··· GIVEN DATA ···
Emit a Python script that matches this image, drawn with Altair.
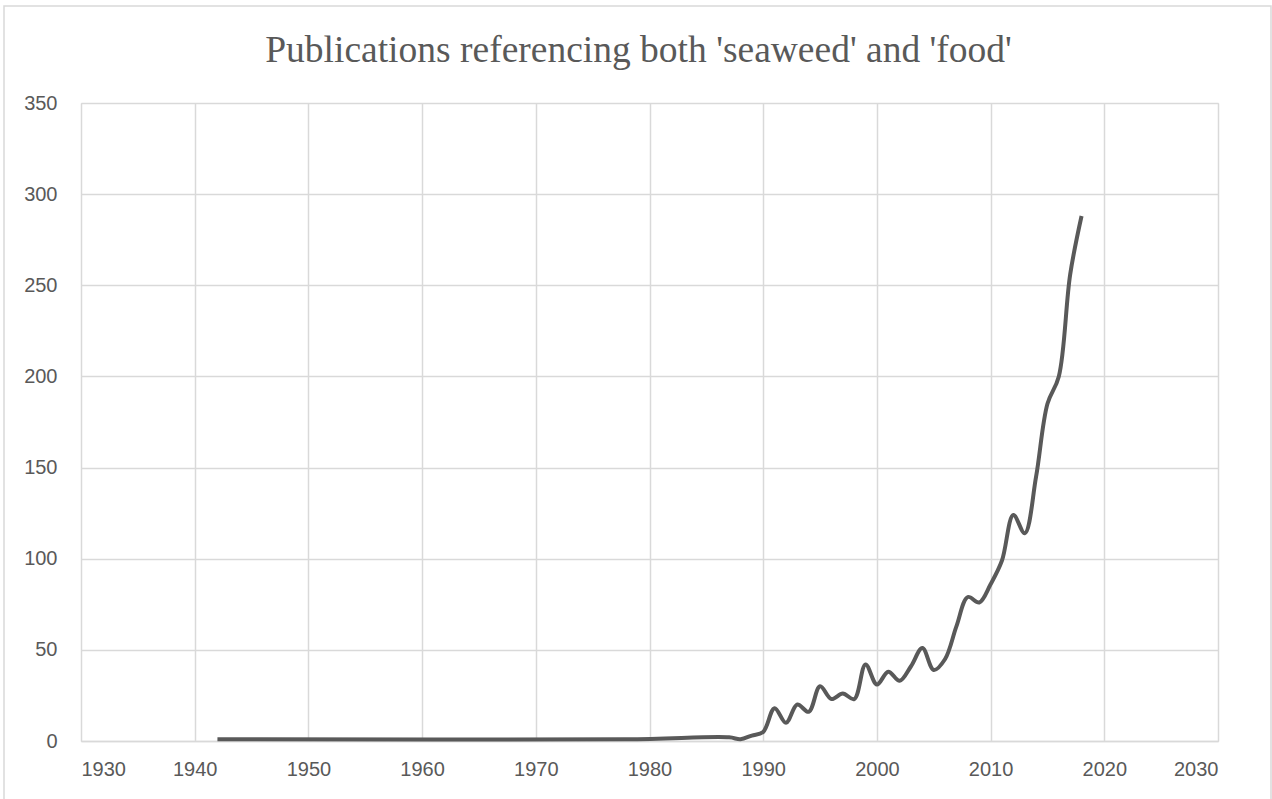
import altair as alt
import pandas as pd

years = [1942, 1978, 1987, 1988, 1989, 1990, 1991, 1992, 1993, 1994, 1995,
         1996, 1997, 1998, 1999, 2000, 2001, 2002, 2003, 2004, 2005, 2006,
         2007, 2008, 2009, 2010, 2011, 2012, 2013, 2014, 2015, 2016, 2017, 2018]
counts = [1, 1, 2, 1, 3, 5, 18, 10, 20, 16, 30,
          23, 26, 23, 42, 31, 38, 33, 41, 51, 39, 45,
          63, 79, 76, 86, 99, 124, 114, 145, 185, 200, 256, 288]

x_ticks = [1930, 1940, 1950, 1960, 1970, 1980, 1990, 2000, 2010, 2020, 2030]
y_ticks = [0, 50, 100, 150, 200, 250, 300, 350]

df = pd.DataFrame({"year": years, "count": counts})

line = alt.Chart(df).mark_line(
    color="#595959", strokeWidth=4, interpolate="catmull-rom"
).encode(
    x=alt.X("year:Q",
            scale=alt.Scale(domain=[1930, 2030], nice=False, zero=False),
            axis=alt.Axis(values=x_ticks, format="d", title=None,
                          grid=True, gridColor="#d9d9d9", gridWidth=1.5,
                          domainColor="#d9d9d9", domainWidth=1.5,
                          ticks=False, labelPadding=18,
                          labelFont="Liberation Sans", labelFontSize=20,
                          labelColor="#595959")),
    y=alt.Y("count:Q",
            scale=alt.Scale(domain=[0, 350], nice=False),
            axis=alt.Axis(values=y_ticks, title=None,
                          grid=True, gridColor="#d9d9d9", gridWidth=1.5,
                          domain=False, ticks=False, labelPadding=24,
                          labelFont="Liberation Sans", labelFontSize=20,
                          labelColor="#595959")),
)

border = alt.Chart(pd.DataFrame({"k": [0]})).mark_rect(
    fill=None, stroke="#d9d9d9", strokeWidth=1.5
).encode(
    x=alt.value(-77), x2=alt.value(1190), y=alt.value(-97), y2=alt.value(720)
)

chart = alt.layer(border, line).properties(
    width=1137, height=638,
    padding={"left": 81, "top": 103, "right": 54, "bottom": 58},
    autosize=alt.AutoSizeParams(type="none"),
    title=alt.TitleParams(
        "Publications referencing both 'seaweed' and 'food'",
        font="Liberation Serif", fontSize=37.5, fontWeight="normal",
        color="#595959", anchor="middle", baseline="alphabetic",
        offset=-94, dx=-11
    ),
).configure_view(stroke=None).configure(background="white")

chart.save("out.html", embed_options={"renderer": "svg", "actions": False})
···
TO DO:
Leave out the pictures, then repeat the listing above exactly from its first line to the line with "import pandas as pd", inclusive.

CORRECT RESULT:
Emit a Python script that matches this image, drawn with Altair.
import altair as alt
import pandas as pd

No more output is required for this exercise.